I looked at my life, I have a birth deformity according to my doctor. I went to him with severe back pain and the prognosis was Scoliosis. The treatment was simple; I was prescribed to wear an insole on my left shoe. I have done this for the last 5 to 6 years. I have had no issues. I have no pain at all. I am happy and amazingly comfortable to continue this way!

My takeaway – The story highlighted Jesus’ compassion and His authority to heal. It also encouraged me on God’s power to liberate and the importance of responding to God’s will without delay. I got it – I am not willing to walk in faith and trust in my healer. I am not asking for healing. I am very comfortable. I acted. I put my faith foot ahead. I claimed healing that night. I trust in His healing. I removed my insole. I will go back to my doctor. I will get myself examined. I will talk about the miracle with my doctor and everyone else!

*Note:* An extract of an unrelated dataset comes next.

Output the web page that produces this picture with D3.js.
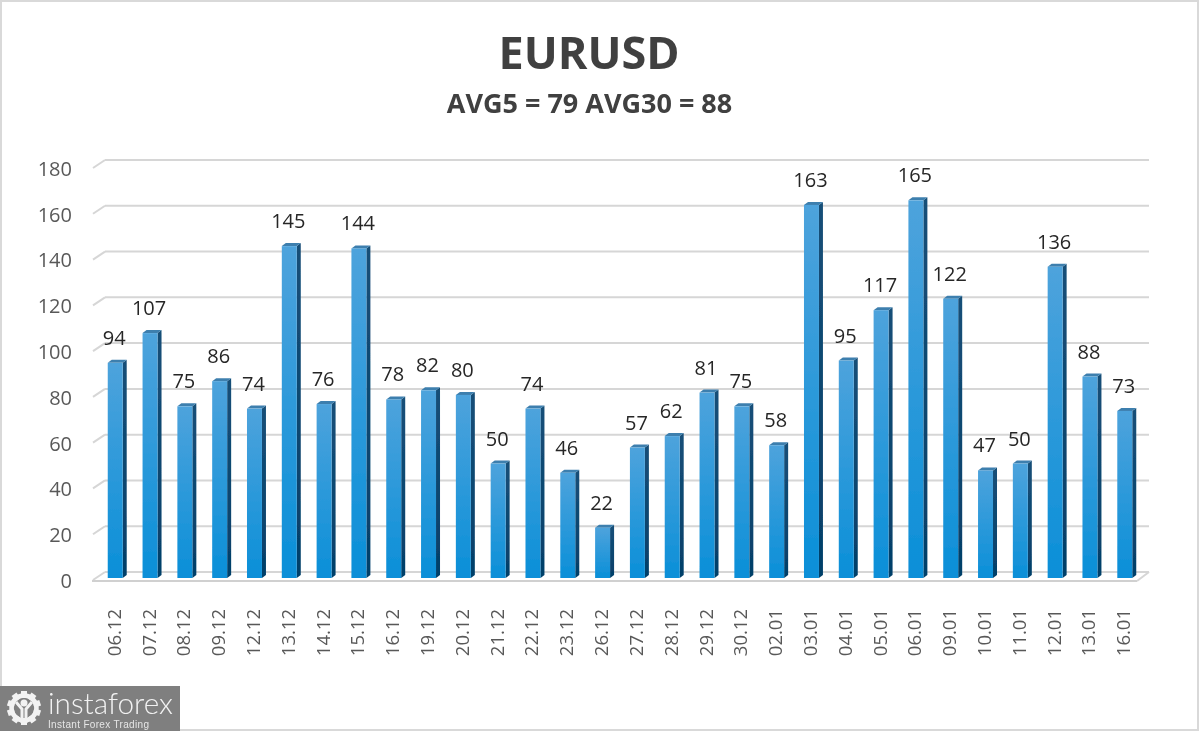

My takeaway was a prophecy through Ps Gary Morgan.

Ps Gary Morgan addressed the business community and talked about windows of Perspective from Daniel Chapter 6. His message to the leaders was that we, like Daniel, needed to build a ‘place’ in the upper room. We also needed a ‘perspective’, a ‘posture’, and a ‘pattern’. Additionally, it was important to build a ‘precedent’ and a ‘perspective of perseverance’.

He shared about the ‘Quadrant of Victory’ for leaders. He explained that whilst Vision and Values are key in an organization, our vocabulary is critical for our Vocation.

Give the Shepherd his Job Back was the message by Ps Mark Varughese on the last day. He reminded me on how I had forgotten the most important aspect of Psalm 23:1. The Lord is My shepherd! He reminded me that ‘I am never lost’. He also helped me know that ‘I am never lonely’, ‘never late’ or ‘never lack nothing’.

My takeaway – ‘Never’ and ‘Always’ belongs only to the Shepherd. He will NEVER leave me. He will ALWAYS be there for me. But, ‘Never’ and ‘Always’ are two words I will NOT use in my marriage. They do not belong to our marriage and I must work at it. They belong only to the Shepherd!